- Flame Retardants
Asiana Airlines Flight 214 originated in Seoul, South Korea, crashed when landing on the San Francisco International Airport on July 6, 2013. Of the 307 people aboard the Boeing 777 two passengers died at the crash scene, and a third died in a hospital several days later. After the crash landing, the passengers and the crew were able to leave the airplane before it started to burn so that the accident didn’t result in more fatalities. This is due to the enormous advances made in materials design, fire safety, crew training as well as the airline safety research and analysis work done by the US National Transportation Safety Board NSTB.
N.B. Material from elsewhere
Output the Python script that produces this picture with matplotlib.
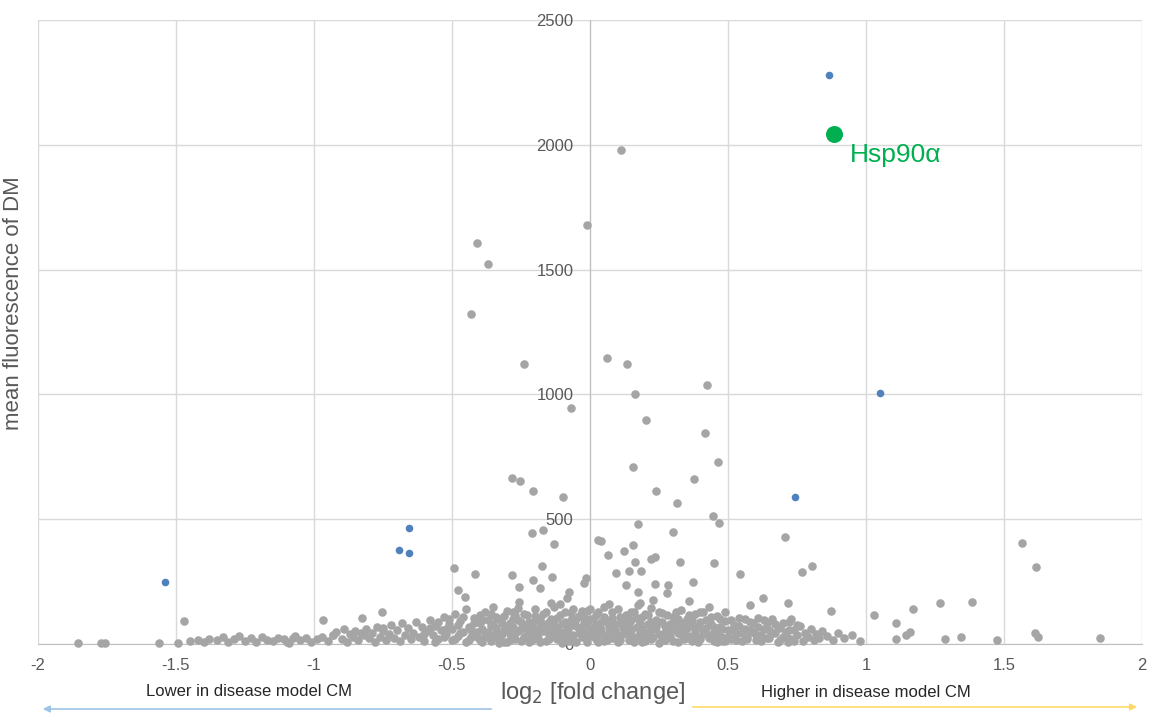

Very stringent fire safety demands for materials and parts used in airplanes play a decisive role in preventing the immediate outbreak of a fire in a crash situation. After a crash landing, the kerosene will take fire and engulf the fuselage, which will melt and propagate the fire to the cabin interior within minutes. Therefore, the evacuation of a plane must take place within 90 s for giving passengers and crew an optimal chance to escape without being injured or burnt to death. Modern flame retardant materials and components used in airplanes for seating, floor coverings, coverings, linings, insulation, wire & cable meet the high fire safety requirements regarding their ignitability, fire propagation and heat release. They also comply with low smoke emission and fire gas toxicity in the cabin interior, thus allowing safe escape for at least 4 minutes after the start of the fire.
“The charred and broken airplane serves as a reminder of the remarkable engineering of modern airliners and safety advancements that allowed so many people to survive an impact that sheared the plane’s tail, snapped off an engine and scattered debris across a wide swath of runway”.